Moses does confess that he may have been a bit rough at times in his career, again quoting his favorite cliché about eggs and omelettes. He also says that he personally favors mass transit but argues, disingenuously, that he did nothing about it because he was never in charge of mass transit—as if that was the point to his lifelong obstruction. He is still a lover of the automobile: “We live in a motorized civilization.” Energy crisis, unlivable cities, pollution—none of these things has altered his proud Dream. But rather than make the obvious point that a man of eighty-six is now out of date, one ought instead to regard with a degree of awe his stamina and his continuing remorseless brilliance.

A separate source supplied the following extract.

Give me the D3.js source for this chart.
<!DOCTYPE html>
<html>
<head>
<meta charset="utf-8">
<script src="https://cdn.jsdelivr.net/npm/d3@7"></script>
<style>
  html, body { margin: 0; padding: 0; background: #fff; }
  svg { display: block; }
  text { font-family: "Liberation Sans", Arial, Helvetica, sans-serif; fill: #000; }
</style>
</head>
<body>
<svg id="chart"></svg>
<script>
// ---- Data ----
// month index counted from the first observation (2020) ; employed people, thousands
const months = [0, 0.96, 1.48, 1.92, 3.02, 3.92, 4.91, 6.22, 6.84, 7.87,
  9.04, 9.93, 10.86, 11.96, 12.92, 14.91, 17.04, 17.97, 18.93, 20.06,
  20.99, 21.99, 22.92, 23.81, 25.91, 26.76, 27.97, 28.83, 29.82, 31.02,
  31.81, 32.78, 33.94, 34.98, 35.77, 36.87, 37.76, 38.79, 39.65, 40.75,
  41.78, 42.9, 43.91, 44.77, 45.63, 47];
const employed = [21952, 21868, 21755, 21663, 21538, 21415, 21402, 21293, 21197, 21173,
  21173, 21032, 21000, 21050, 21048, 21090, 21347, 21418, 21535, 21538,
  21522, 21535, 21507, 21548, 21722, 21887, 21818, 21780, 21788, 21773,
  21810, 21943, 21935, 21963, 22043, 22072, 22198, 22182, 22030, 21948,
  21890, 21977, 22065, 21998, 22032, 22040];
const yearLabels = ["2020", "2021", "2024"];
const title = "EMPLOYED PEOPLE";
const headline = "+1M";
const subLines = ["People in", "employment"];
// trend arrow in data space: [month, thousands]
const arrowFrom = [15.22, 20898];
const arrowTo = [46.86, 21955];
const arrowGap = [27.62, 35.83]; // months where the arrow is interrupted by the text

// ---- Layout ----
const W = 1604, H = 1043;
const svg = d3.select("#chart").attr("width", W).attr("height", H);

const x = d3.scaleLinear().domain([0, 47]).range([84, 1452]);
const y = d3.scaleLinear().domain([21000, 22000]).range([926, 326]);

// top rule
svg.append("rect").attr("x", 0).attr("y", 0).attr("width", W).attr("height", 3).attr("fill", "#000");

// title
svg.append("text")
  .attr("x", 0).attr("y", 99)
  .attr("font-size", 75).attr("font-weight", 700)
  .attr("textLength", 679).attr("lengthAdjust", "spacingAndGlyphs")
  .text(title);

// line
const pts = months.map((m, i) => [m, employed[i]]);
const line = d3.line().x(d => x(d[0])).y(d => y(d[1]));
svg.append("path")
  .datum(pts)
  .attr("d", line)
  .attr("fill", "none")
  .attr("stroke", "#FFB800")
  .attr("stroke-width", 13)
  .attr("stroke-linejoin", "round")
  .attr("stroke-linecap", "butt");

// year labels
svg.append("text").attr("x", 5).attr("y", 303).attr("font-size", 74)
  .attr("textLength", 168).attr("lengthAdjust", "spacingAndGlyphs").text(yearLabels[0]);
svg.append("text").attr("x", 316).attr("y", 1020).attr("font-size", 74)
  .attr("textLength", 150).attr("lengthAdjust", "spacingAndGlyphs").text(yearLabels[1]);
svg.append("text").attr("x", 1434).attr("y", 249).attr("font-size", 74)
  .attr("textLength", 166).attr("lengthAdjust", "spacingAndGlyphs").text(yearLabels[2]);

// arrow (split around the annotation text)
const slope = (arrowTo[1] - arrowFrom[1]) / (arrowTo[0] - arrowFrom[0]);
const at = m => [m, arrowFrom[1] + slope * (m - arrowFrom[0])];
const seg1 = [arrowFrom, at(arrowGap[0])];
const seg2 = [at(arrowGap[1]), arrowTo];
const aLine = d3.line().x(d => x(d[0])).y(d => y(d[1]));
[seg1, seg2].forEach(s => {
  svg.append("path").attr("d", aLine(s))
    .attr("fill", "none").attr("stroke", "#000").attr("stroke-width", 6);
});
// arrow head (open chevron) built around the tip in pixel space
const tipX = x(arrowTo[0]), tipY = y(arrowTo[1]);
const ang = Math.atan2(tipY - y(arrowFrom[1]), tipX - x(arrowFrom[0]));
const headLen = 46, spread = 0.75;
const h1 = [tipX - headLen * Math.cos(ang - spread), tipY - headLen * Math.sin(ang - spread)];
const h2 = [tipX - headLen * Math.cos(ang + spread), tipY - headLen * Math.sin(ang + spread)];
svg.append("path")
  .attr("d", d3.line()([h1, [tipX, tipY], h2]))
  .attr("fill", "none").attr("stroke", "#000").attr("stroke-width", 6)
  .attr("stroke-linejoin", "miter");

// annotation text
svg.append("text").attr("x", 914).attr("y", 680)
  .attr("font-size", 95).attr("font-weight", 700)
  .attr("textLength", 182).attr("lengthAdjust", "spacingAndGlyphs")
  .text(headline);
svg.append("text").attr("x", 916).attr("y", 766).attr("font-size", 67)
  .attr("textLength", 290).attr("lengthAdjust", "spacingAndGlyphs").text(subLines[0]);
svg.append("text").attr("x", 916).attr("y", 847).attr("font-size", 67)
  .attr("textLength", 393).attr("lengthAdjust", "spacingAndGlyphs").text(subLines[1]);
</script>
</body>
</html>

Finally, in looking back over all that Robert Moses has done to the world we live in and, more important, the way that he did it by early mastering the twin arts of publicity and of corruption, one sees in the design of his career a perfect blueprint for that inevitable figure, perhaps even now standing in the wings of the Republic, rehearsing to himself such phrases as “law and order,” “renewal and reform,” “sacrifice and triumph,” the first popularly elected dictator of the United States.